Sit-Up or Stand-Down

By Anthony Chuka Konwea, PhD, PE
Click for Full Image Size

There are some classes of problems such as internal security in Nigeria, that are so complex and intractable that they defy all rational understanding or solution. Obviously, you must first understand a problem fundamentally before you can proffer a workable solution.

Engineers have an elegant way of describing these kinds of problems with multiple, complex, interacting, causative variables. They say they are indeterminate problems with indeterminate solutions.

They then proceed to estimate their degree of indeterminacy. This to all intents and purposes is the number of unknown independent variables that could possibly influence or affect the solution.

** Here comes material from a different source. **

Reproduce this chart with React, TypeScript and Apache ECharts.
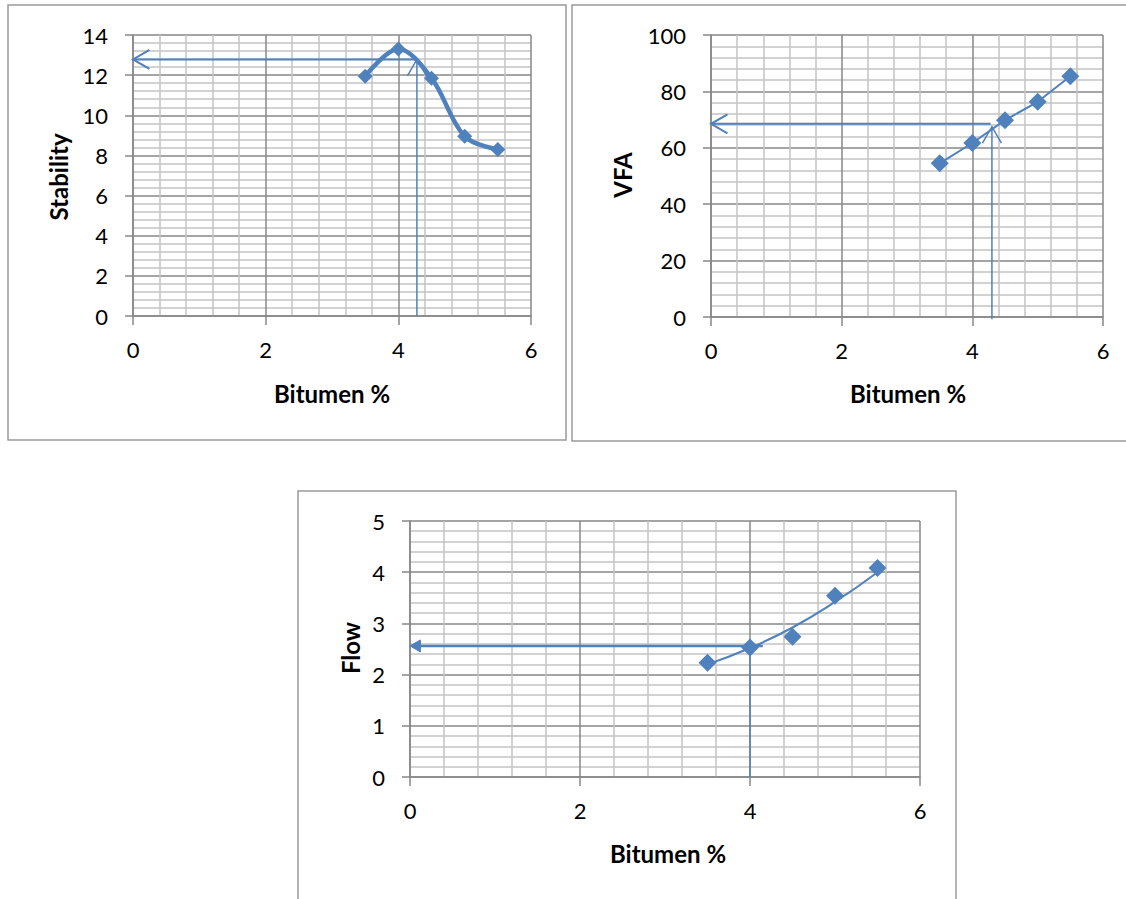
import React, { useEffect, useRef } from "react";
import * as echarts from "echarts";

// ---------- data ----------
const BITUMEN = [3.5, 4.0, 4.5, 5.0, 5.5];
const STABILITY = [11.95, 13.3, 11.85, 8.95, 8.3];
const VFA = [54.5, 61.7, 69.8, 76.3, 85.4];
const FLOW = [2.23, 2.53, 2.74, 3.54, 4.08];
const FLOW_TREND = [2.2, 2.52, 2.92, 3.42, 4.0];

// design read-offs (x = bitumen %, y = property value)
const STAB_TARGET = [4.28, 12.78];
const VFA_TARGET_H = [4.28, 68.5];
const VFA_TARGET_V = [4.3, 67.5];
const FLOW_TARGET_H = [4.15, 2.56];
const FLOW_TARGET_V = [4.0, 2.56];

const X_TITLE = "Bitumen %";
const Y_TITLES = ["Stability", "VFA", "Flow"];

const BLUE = "#4F81BD";
const MAJOR = "#878787";
const MINOR = "#C3C3C3";
const FONT = "Lato";

function pairs(xs: number[], ys: number[]) {
  return xs.map((x, i) => [x, ys[i]]);
}

function guideRenderer(head: number, width: number) {
  return (params: any, api: any) => {
    const p0 = api.coord([api.value(0), api.value(1)]);
    const p1 = api.coord([api.value(2), api.value(3)]);
    const dx = p1[0] - p0[0];
    const dy = p1[1] - p0[1];
    const len = Math.hypot(dx, dy) || 1;
    const ux = dx / len;
    const uy = dy / len;
    const L = head === 2 ? 12 : 19;
    const a = Math.PI / 6;
    const arm = (s: number) => [
      p1[0] - L * (ux * Math.cos(a) - s * uy * Math.sin(a)),
      p1[1] - L * (uy * Math.cos(a) + s * ux * Math.sin(a)),
    ];
    const end = head === 2 ? [p1[0] - ux * L * 0.8, p1[1] - uy * L * 0.8] : p1;
    const children: any[] = [
      {
        type: "line",
        shape: { x1: p0[0], y1: p0[1], x2: end[0], y2: end[1] },
        style: { stroke: BLUE, lineWidth: width },
      },
    ];
    if (head === 1) {
      children.push({
        type: "polyline",
        shape: { points: [arm(1), p1, arm(-1)] },
        style: { stroke: BLUE, lineWidth: width, fill: null },
      });
    } else if (head === 2) {
      children.push({
        type: "polygon",
        shape: { points: [arm(1), p1, arm(-1)] },
        style: { fill: BLUE, stroke: BLUE, lineWidth: 1 },
      });
    }
    return { type: "group", children };
  };
}

function guide(idx: number, from: number[], to: number[], head: number, width: number) {
  return {
    type: "custom",
    xAxisIndex: idx,
    yAxisIndex: idx,
    clip: false,
    z: 3,
    encode: { x: [0, 2], y: [1, 3] },
    data: [[from[0], from[1], to[0], to[1]]],
    renderItem: guideRenderer(head, width),
    silent: true,
  };
}

function xAxisCfg(gridIndex: number) {
  return {
    type: "value",
    gridIndex,
    min: 0,
    max: 6,
    interval: 2,
    axisLine: { show: true, onZero: false, lineStyle: { color: MAJOR, width: 1.5 } },
    axisTick: { show: true, length: 9, lineStyle: { color: MAJOR, width: 1.5 } },
    axisLabel: { margin: 22, color: "#000", fontSize: 22, fontFamily: FONT },
    splitLine: { show: true, lineStyle: { color: MAJOR, width: 1.5 } },
    minorTick: { show: false, splitNumber: 5 },
    minorSplitLine: { show: true, lineStyle: { color: MINOR, width: 1.5 } },
  };
}

function yAxisCfg(gridIndex: number, max: number, interval: number) {
  return {
    type: "value",
    gridIndex,
    min: 0,
    max,
    interval,
    axisLine: { show: true, onZero: false, lineStyle: { color: MAJOR, width: 1.5 } },
    axisTick: { show: true, length: 8, lineStyle: { color: MAJOR, width: 1.5 } },
    axisLabel: { margin: 25, color: "#000", fontSize: 22, fontFamily: FONT },
    splitLine: { show: true, lineStyle: { color: MAJOR, width: 1.5 } },
    minorTick: { show: false, splitNumber: 5 },
    minorSplitLine: { show: true, lineStyle: { color: MINOR, width: 1.5 } },
  };
}

const titleStyle = { fill: "#000", fontSize: 24, fontWeight: "bold", fontFamily: FONT, align: "center", verticalAlign: "middle" };

export default function App() {
  const ref = useRef<HTMLDivElement>(null);
  useEffect(() => {
    if (!ref.current) return;
    const chart = echarts.init(ref.current, null, { renderer: "svg" });
    chart.setOption({
      animation: false,
      backgroundColor: "#fff",
      grid: [
        { left: 133, top: 35, width: 398, height: 281 },
        { left: 711, top: 35, width: 392, height: 282 },
        { left: 410, top: 521, width: 510, height: 256 },
      ],
      xAxis: [xAxisCfg(0), xAxisCfg(1), xAxisCfg(2)],
      yAxis: [yAxisCfg(0, 14, 2), yAxisCfg(1, 100, 20), yAxisCfg(2, 5, 1)],
      graphic: [
        { type: "rect", z: -1, shape: { x: 8, y: 5, width: 558, height: 435 }, style: { fill: "none", stroke: "#9A9A9A", lineWidth: 1.5 } },
        { type: "rect", z: -1, shape: { x: 572, y: 5, width: 570, height: 436 }, style: { fill: "none", stroke: "#9A9A9A", lineWidth: 1.5 } },
        { type: "rect", z: -1, shape: { x: 298, y: 491, width: 658, height: 430 }, style: { fill: "none", stroke: "#9A9A9A", lineWidth: 1.5 } },
        { type: "text", x: 332, y: 393, style: { ...titleStyle, text: X_TITLE } },
        { type: "text", x: 908, y: 393, style: { ...titleStyle, text: X_TITLE } },
        { type: "text", x: 668, y: 853, style: { ...titleStyle, text: X_TITLE } },
        { type: "text", x: 58, y: 177, rotation: Math.PI / 2, style: { ...titleStyle, text: Y_TITLES[0] } },
        { type: "text", x: 622, y: 175, rotation: Math.PI / 2, style: { ...titleStyle, text: Y_TITLES[1] } },
        { type: "text", x: 350, y: 648, rotation: Math.PI / 2, style: { ...titleStyle, text: Y_TITLES[2] } },
      ],
      series: [
        guide(0, [STAB_TARGET[0], STAB_TARGET[1]], [0, STAB_TARGET[1]], 1, 2),
        guide(0, [STAB_TARGET[0], 0], [STAB_TARGET[0], STAB_TARGET[1]], 1, 1.5),
        {
          type: "line",
          xAxisIndex: 0,
          yAxisIndex: 0,
          z: 4,
          data: pairs(BITUMEN, STABILITY),
          smooth: 0.35,
          symbol: "diamond",
          symbolSize: 15,
          showAllSymbol: true,
          lineStyle: { color: BLUE, width: 4.5 },
          itemStyle: { color: BLUE },
        },
        guide(1, [VFA_TARGET_H[0], VFA_TARGET_H[1]], [0, VFA_TARGET_H[1]], 1, 2),
        guide(1, [VFA_TARGET_V[0], -0.8], [VFA_TARGET_V[0], VFA_TARGET_V[1]], 1, 1.5),
        {
          type: "line",
          xAxisIndex: 1,
          yAxisIndex: 1,
          z: 4,
          data: pairs(BITUMEN, VFA),
          symbol: "diamond",
          symbolSize: 18,
          lineStyle: { color: BLUE, width: 2 },
          itemStyle: { color: BLUE },
        },
        guide(2, [FLOW_TARGET_H[0], FLOW_TARGET_H[1]], [0, FLOW_TARGET_H[1]], 2, 2.5),
        guide(2, [FLOW_TARGET_V[0], 0], [FLOW_TARGET_V[0], FLOW_TARGET_V[1]], 0, 1.5),
        {
          type: "line",
          xAxisIndex: 2,
          yAxisIndex: 2,
          z: 4,
          data: pairs(BITUMEN, FLOW_TREND),
          smooth: true,
          showSymbol: false,
          symbol: "none",
          lineStyle: { color: BLUE, width: 2 },
        },
        {
          type: "scatter",
          xAxisIndex: 2,
          yAxisIndex: 2,
          z: 5,
          data: pairs(BITUMEN, FLOW),
          symbol: "diamond",
          symbolSize: 18,
          itemStyle: { color: BLUE, opacity: 1 },
        },
      ],
    });
    return () => chart.dispose();
  }, []);
  return (
    <div
      ref={ref}
      style={{ position: "absolute", left: 0, top: 0, width: 1126, height: 899, background: "#fff" }}
    />
  );
}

The internal security problem facing Nigeria could be said to be an indeterminate problem which has an indeterminate solution. But what is its degree of indeterminacy? And what could be its solution?

Bear with me but let us revert to engineering for some insights on the way forward. Faced with an indeterminate problem, with indeterminate solution, engineers relax their quest for a rational general solution. Instead they constrict the problem to “what really matters.”

So instead of trying to know the precise level of stress in a structure or engineering body at any given time for instance, they constrict the problem. They simplify the challenge by restricting themselves to knowing the failure stress i.e. the stress level that leads to failure.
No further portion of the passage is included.